I got an email a few days ago with the subject line “Why Did you stop writing?”
I thought maybe I had emailed this to myself, but on further inspection, it was from a friend who found my post on Highexistence and stumbled onto this blog. Like many people who find their way here, they express a shared frustration and loneliness – looking for that elusive “missing thing.”
I relate deeply to that and it’s why I started this blog. It’s also why I started meditating. Speaking of which, I’m currently on an 18 day streak, and after some 260 sessions, have started having somewhat regular Lucid dreams. Those are freaky as hell if you haven’t experienced them yet. I’ll try to write more about them soon.
Meanwhile, I need to answer the question “Why Did I stop writing.” I have been obsessing about it since I got that email. Earlier today, I went out to get some groceries after a busy morning of phone calls and work and it hit me. I’m afraid.
You read that right. I’m afraid. Scared. Terrified to continue to write on this blog. I’m scared because I don’t know where it might lead. I’ve no idea what doors it may open, and for some reason, that scares the hell out of me. I know that may sound silly, and that I should be embracing the journey and reveling in the notion of self-discovery and new opportunities. Except apparently, I’m scared shitless.
I haven’t felt this way in a long time – in fact, I can remember a similar feeling when I embarked on my journey to college 20+ years ago. I headed out into the unknown and was excited but terrified. I put myself into a situation where there was no turning back at a school some 1,500+ miles from him in a different part of the country – far from friends and family – and for the first time truly on my own.
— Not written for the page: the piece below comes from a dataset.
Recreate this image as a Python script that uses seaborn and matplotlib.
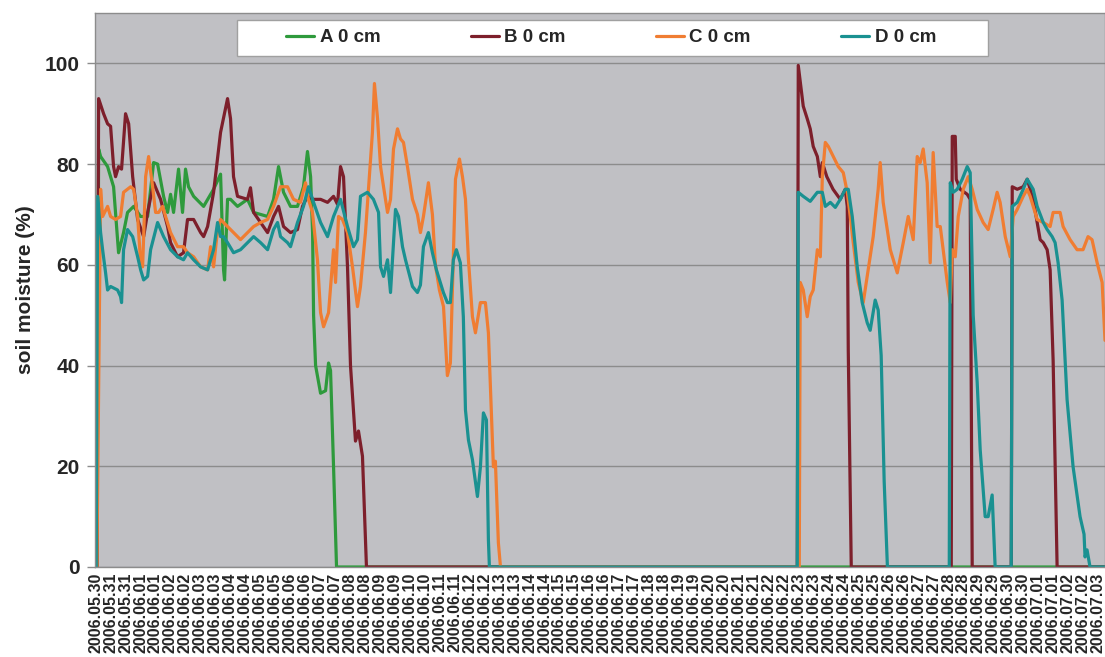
import numpy as np
import pandas as pd
import matplotlib.pyplot as plt
import seaborn as sns
from matplotlib.patches import Rectangle

# x = hours since first logger reading (hourly values), y = soil moisture in %
a_hours = [1.0, 2.4, 4.0, 9.6, 14.4, 17.6, 18.4, 22.4, 25.6, 30.5, 36.0, 41.7, 46.5, 49.7,
           54.5, 57.7, 60.1, 62.5, 66.5, 69.7, 72.1, 74.5, 78.6, 86.6, 94.6, 100.2, 102.6,
           103.4, 105.8, 108.2, 113.8, 121.8, 126.7, 137.9, 142.7, 146.7, 150.7, 156.3,
           161.9, 166.7, 169.9, 172.4, 174.0, 174.8, 176.4, 180.4, 184.4, 186.8, 188.4,
           190.8, 193.2, 809.5]
a_moist = [0, 83, 81.5, 79.5, 75.5, 65, 62.4, 66.4, 70.4, 71.6, 69.6, 69.6, 80.3, 80,
           73.6, 70.4, 74, 70.4, 79, 70.4, 79, 75.5, 73.6, 71.6, 75, 78, 59,
           57, 73, 73, 71.6, 73, 70.4, 69.6, 73, 79.5, 74.4, 71.6,
           71.6, 75.5, 82.5, 77.5, 66.4, 50, 40, 34.5, 35, 40.5, 39,
           20, 0, 0]

b_hours = [1.0, 2.4, 6.4, 9.6, 12.0, 14.4, 16.0, 18.4, 20.8, 24.0, 26.5, 29.7, 33.7, 38.5,
           41.7, 46.5, 52.1, 57.7, 60.1, 65.7, 70.5, 73.7, 78.6, 84.2, 86.6, 89.8, 94.6,
           100.2, 105.8, 108.2, 110.6, 113.8, 121.8, 124.2, 126.7, 132.3, 137.9, 142.7,
           146.7, 150.7, 156.3, 161.9, 165.9, 169.9, 174.8, 180.4, 186.0, 190.8, 194.0,
           196.4, 198.8, 202.0, 204.4, 208.4, 210.8, 214.0, 217.2,
           562.7, 563.5, 567.5, 570.7, 573.1, 575.5, 578.8, 581.2, 582.8, 586.4, 591.4,
           597.2, 601.2, 602.8, 603.6, 606.0,
           686.2, 687.0, 689.4, 690.2, 693.4, 699.0, 701.4, 703.0,
           734.3, 735.1, 739.1, 743.9, 747.1, 749.5, 751.9, 755.1, 757.5, 760.0, 763.1,
           765.5, 767.9, 771.1, 809.5]
b_moist = [0, 93, 90, 88, 87.5, 79.5, 77.5, 79.5, 79, 90, 88, 77.5, 69, 65.6,
           70.4, 76.3, 73, 67.6, 64.4, 61.6, 62.4, 69, 69, 66.4, 65.6, 67.6, 74.4,
           86.3, 93, 89, 77.5, 73.6, 73, 75.3, 70.4, 68.4, 66.4, 69.6,
           71.6, 67.6, 66.4, 67, 71.6, 73.6, 73, 73, 72.4, 73.6, 72,
           79.5, 77.5, 59.6, 40, 25, 27, 22, 0,
           0, 99.6, 91.5, 89, 87, 83.5, 81.5, 77.5, 80.3, 77.5, 75,
           73, 75, 71.6, 43, 0,
           0, 85.5, 85.5, 77, 75, 74, 73, 0,
           0, 75.5, 75, 75.5, 77, 75, 73, 68.4, 65, 64.4, 63,
           59, 41, 0, 0]

c_hours = [1.0, 4.0, 5.6, 9.6, 12.0, 16.0, 20.0, 22.4, 28.1, 30.5, 33.7, 36.1, 37.7, 40.1,
           42.5, 45.7, 48.1, 50.5, 53.7, 56.1, 60.1, 65.7, 70.5, 73.7, 78.6, 84.2, 89.8,
           92.2, 94.6, 97.8, 100.2, 105.8, 110.6, 116.2, 121.8, 126.7, 132.3, 137.9,
           142.7, 148.3, 153.9, 158.7, 164.3, 168.3, 170.7, 173.9, 177.9, 180.4, 182.8,
           186.8, 190.8, 192.4, 194.8, 198.0, 202.0, 206.0, 210.0, 212.4, 216.4, 218.8,
           222.0, 223.6, 226.1, 228.5, 230.9, 234.1, 236.5, 238.9, 242.1, 244.5, 246.9,
           250.1, 254.1, 258.1, 260.5, 262.9, 266.9, 270.1, 272.5, 275.7, 279.0, 282.1,
           284.5, 288.6, 291.8, 294.2, 296.6, 299.0, 302.2, 304.6, 308.6, 312.6, 315.0,
           319.0, 320.6, 323.0, 324.7,
           564.3, 565.1, 567.5, 570.7, 573.1, 575.5, 578.8, 581.2, 582.8, 585.2, 587.6,
           591.6, 595.6, 599.6, 602.8, 605.2, 607.6, 611.6, 615.6, 618.8, 623.6, 627.6,
           629.2, 631.6, 637.3, 642.9, 647.7, 651.7, 655.7, 658.9, 661.3, 663.7, 666.9,
           669.3, 671.7, 674.9, 677.4, 683.0, 685.4, 687.0, 689.4, 691.8, 695.8, 699.8,
           703.0, 707.0, 711.8, 715.8, 719.8, 723.0, 725.4, 729.5, 733.5, 735.9, 739.1,
           743.9, 747.1, 749.5, 755.1, 760.0, 765.5, 767.9, 773.5, 775.9, 781.5, 787.1,
           791.9, 795.9, 799.1, 803.2, 807.2, 809.5]
c_moist = [0, 75, 69.6, 71.6, 69.6, 69, 69.6, 74.4, 75.5, 75, 69.6, 60.4, 59.6, 77.5,
           81.5, 75.5, 70.4, 70.4, 71.6, 69.6, 66.4, 63.6, 63.6, 62.4, 61.6, 59.6, 59,
           63.6, 59.6, 67, 69, 67.6, 66.4, 65, 66.4, 67.6, 68.4, 69,
           71.6, 75.5, 75.5, 73, 72.4, 76.3, 73, 70.4, 61, 50.5, 47.7,
           50.5, 63, 56.5, 69.6, 69, 66.4, 59.6, 51.7, 55.7, 66.4, 75,
           86.3, 96, 89, 79.5, 75.5, 70.4, 73, 83, 87, 85, 84.3,
           79.5, 73, 70, 66.4, 69.6, 76.3, 70, 60, 55, 51.7, 38,
           40.5, 77, 81, 77.5, 73, 61, 49.7, 46.5, 52.5, 52.5, 46.5,
           19.9, 21, 4.8, 0,
           0, 56.5, 55, 49.7, 53.7, 55, 63, 61.6, 77.5, 84.3, 83.5,
           81.5, 79.5, 78.3, 74.4, 69.6, 64.4, 56.5, 52.5, 57.7, 65.6, 75,
           80.3, 72.4, 63, 58.4, 64.4, 69.6, 65, 81.5, 80.3, 83, 76.3,
           60.4, 82.3, 67.6, 67.6, 56.5, 52.5, 63, 61.6, 69.6, 75, 77.5,
           75, 71, 68.4, 67, 71, 74.4, 72.4, 65.6, 61.6, 69.6, 71,
           73.6, 75, 73.6, 69, 68.4, 67.6, 70.4, 70.4, 67.6, 65, 63,
           63, 65.6, 65, 60.4, 56.5, 45]

d_hours = [0.5, 1.6, 4.0, 5.6, 8.0, 9.6, 12.0, 17.6, 20.0, 20.8, 22.4, 25.6, 29.7, 33.7,
           36.1, 38.5, 41.7, 44.1, 49.7, 54.5, 60.1, 65.7, 70.5, 73.7, 78.6, 84.2, 89.8,
           94.6, 97.8, 100.2, 102.6, 105.8, 110.6, 116.2, 121.8, 126.7, 132.3, 137.9,
           142.7, 145.9, 148.3, 153.9, 156.3, 161.9, 166.7, 170.7, 174.8, 180.4, 186.0,
           190.8, 196.4, 202.0, 206.8, 210.0, 212.4, 218.0, 222.8, 226.9, 228.5, 230.9,
           234.1, 236.5, 240.5, 242.9, 246.1, 248.5, 254.1, 258.1, 260.5, 262.9, 266.9,
           270.1, 273.3, 278.9, 282.1, 284.5, 286.9, 289.3, 292.5, 294.9, 296.6, 299.0,
           302.2, 306.2, 308.6, 311.0, 313.4, 315.0, 315.8,
           562.7, 563.5, 567.5, 573.1, 578.8, 582.8, 585.2, 589.2, 593.2, 597.2, 601.2,
           603.6, 606.8, 610.8, 614.8, 618.8, 621.2, 625.2, 627.6, 630.0, 632.4, 635.0,
           684.6, 685.4, 687.8, 691.0, 695.0, 699.0, 701.4, 703.8, 707.0, 709.4, 713.4,
           715.8, 719.0, 721.4,
           734.3, 735.1, 739.1, 743.9, 747.1, 751.9, 755.1, 760.0, 763.1, 767.1, 769.5,
           771.9, 775.1, 779.1, 783.9, 789.5, 792.7, 793.5, 795.1, 797.5, 809.5]
d_moist = [0, 73.6, 66.4, 63, 58.4, 55, 55.7, 55, 53.7, 52.5, 63, 67, 65.6, 61.6,
           59, 57, 57.7, 63, 68.4, 65.6, 63, 61.6, 61, 62.4, 61, 59.6, 59,
           63, 68.4, 65.6, 65.6, 64.4, 62.4, 63, 64.4, 65.6, 64.4, 63,
           67, 68.4, 65.6, 64.4, 63.6, 68.4, 71.6, 75.5, 72.4, 68.4, 65.6,
           69.6, 73, 67.6, 63.6, 65, 73.6, 74.4, 73, 70.4, 59.6, 57.7,
           61, 54.5, 71, 69.6, 63.6, 61, 55.7, 54.5, 56, 63.6, 66.4,
           62.4, 59, 54.5, 52.5, 52.5, 61, 63, 60.4, 49.7, 31.2, 25.2,
           21.3, 14, 19.9, 30.6, 29.2, 5.4, 0,
           0, 74.4, 73.6, 72.6, 74.4, 74.4, 71.6, 72.4, 71.4, 73, 75,
           75, 69.6, 59.6, 52.5, 48.5, 47, 53, 51, 42, 17, 0,
           0, 76.3, 74.4, 75, 77, 79.5, 78.3, 50, 36.6, 23.3, 10,
           10, 14.3, 0,
           0, 71.6, 72.4, 75, 77, 75, 71.6, 68.4, 67, 65.6, 64.4,
           60.4, 53, 33.2, 19.9, 10, 6.5, 2, 3.4, 0, 0]

series_names = ["A 0 cm", "B 0 cm", "C 0 cm", "D 0 cm"]
series_colors = ["#2E9A3C", "#7D1F2B", "#F07D32", "#1A9191"]

# category labels, one every 12 readings
xtick_labels = ["2006.05.30",
    "2006.05.31", "2006.05.31", "2006.06.01", "2006.06.01", "2006.06.02", "2006.06.02",
    "2006.06.03", "2006.06.03", "2006.06.04", "2006.06.04", "2006.06.05", "2006.06.05",
    "2006.06.06", "2006.06.06", "2006.06.07", "2006.06.07", "2006.06.08", "2006.06.08",
    "2006.06.09", "2006.06.09", "2006.06.10", "2006.06.10", "2006.06.11", "2006.06.11",
    "2006.06.12", "2006.06.12", "2006.06.13", "2006.06.13", "2006.06.14", "2006.06.14",
    "2006.06.15", "2006.06.15", "2006.06.16", "2006.06.16", "2006.06.17", "2006.06.17",
    "2006.06.18", "2006.06.18", "2006.06.19", "2006.06.19", "2006.06.20", "2006.06.20",
    "2006.06.21", "2006.06.21", "2006.06.22", "2006.06.22", "2006.06.23", "2006.06.23",
    "2006.06.24", "2006.06.24", "2006.06.25", "2006.06.25", "2006.06.26", "2006.06.26",
    "2006.06.27", "2006.06.27", "2006.06.28", "2006.06.28", "2006.06.29", "2006.06.29",
    "2006.06.30", "2006.06.30", "2006.07.01", "2006.07.01", "2006.07.02", "2006.07.02",
    "2006.07.03"]
yticks = [0, 20, 40, 60, 80, 100]

# long table for seaborn
frames = []
for name, hrs, vals in zip(series_names, [a_hours, b_hours, c_hours, d_hours],
                           [a_moist, b_moist, c_moist, d_moist]):
    frames.append(pd.DataFrame({"hour": hrs, "moisture": vals, "series": name}))
df = pd.concat(frames, ignore_index=True)

sns.set_style("white")
plt.rcParams["font.family"] = ["Liberation Sans", "DejaVu Sans"]
plt.rcParams["font.weight"] = "bold"

fig = plt.figure(figsize=(11.05, 6.57), dpi=100)
ax = fig.add_axes([95 / 1105, 1 - 567 / 657, 1010 / 1105, 554 / 657])
ax.set_facecolor("#C0C0C4")

sns.lineplot(data=df, x="hour", y="moisture", hue="series", hue_order=series_names,
             palette=series_colors, sort=False, estimator=None, linewidth=2.3, ax=ax)

# axes
ax.set_xlim(-0.5, 809.5)
ax.set_ylim(0, 110)
ax.set_yticks(yticks)
ax.set_yticklabels([str(v) for v in yticks], fontsize=15, fontweight="bold")
ax.set_xticks(np.arange(len(xtick_labels)) * 12)
ax.set_xticklabels(xtick_labels, rotation=90, fontsize=11.5, fontweight="bold")
ax.set_xticks(np.arange(0, 17) * 50 - 0.5, minor=True)
ax.tick_params(axis="x", which="major", length=0, pad=4)
ax.tick_params(axis="x", which="minor", length=5, width=1, color="#8C8C8C", direction="out")
ax.tick_params(axis="y", length=6, width=1, color="#8C8C8C", direction="out", pad=5, left=True)
ax.set_xlabel("")
ax.set_ylabel("soil moisture (%)", fontsize=15, fontweight="bold", labelpad=7)

ax.grid(axis="y", color="#8C8C8C", linewidth=1)
ax.grid(axis="x", visible=False)
ax.set_axisbelow(True)
for s in ax.spines.values():
    s.set_color("#8C8C8C")
    s.set_linewidth(1)

# legend in a white box at the top
leg = ax.get_legend()
handles = leg.legend_handles
leg.remove()
for h in handles:
    h.set_linewidth(2.3)
ax.add_patch(Rectangle((0.1406, 0.922), 0.7436, 0.065, transform=ax.transAxes,
                       facecolor="white", edgecolor="#A0A0A0", linewidth=1, zorder=4))
ax.legend(handles, series_names, loc="center", bbox_to_anchor=(0.511, 0.955), ncol=4,
          frameon=False, prop={"weight": "bold", "size": 13.5}, handlelength=1.5,
          handletextpad=0.3, columnspacing=4.8)

fig.savefig("out.png", dpi=100)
And now, I am faced with more than a year of hard work – self-inspection and reflection, journaling and meditating daily. I’ve left behind high pressure and high paying jobs for an opportunity to work from home and to explore art, writing, and physical fitness.
And yet, despite that progress I’m scared to keep writing this blog because I don’t know what comes next. I feel as if I’m standing in front of a door with a halo of light around it – sure that what’s behind it is good and true and beautiful. And yet I hesitate to open it.
And now I know it’s because I’m afraid.
I attended an event in NYC earlier this week and met strangers who asked me what projects I had been working. I talked about this blog over and over again. Apologizing for it, making excuses for not writing enough, or for making it anonymous. All excuses.
I’m scared to keep writing this blog because I don’t know what comes next.
The real reason is that I’m afraid to see what comes next.
That random email I got may have shaken me out of it. Now that I can name what’s wrong and why I’m not writing I think I can make some progress. I don’t feel as afraid anymore. I still have some reservations and trepidation – my goal was never to become some sort of hippy dippy meditation guy, or some sort of personal coach. I simply wanted to connect with other who felt like I did – like a fucking zombie sleepwalking through life.
I think that’s what I’m starting to figure out. I’m dense. It takes me a few tries to get shit right. The first step is realizing you are asleep and a zombie in your own horror story. The second and harder part is actually waking the fuck up and doing something about it.
Writing was supposed to be my way through the darkness but instead, I got scared like a baby and just stopped writing and exploring. Actually, to be honest, that’s not exactly fair. I just haven’t shared it on this blog as I had planned. In addition to meditating and journaling, I started drawing and painting for the first time in forever. I spend the month of November writing a Nanowrimo novel. I opened up to my family and shared how I feel more than ever. I started writing a screenplay for a super funny idea I had.
So I am making progress. I’m not a zombie like I was a year or so ago – I’m partially awake and am slowly acquiring and learning how to use the different tools I need to wake the fuck up for real. Not being scared is one of those tools.
It feels good to be back and a little less afraid than before.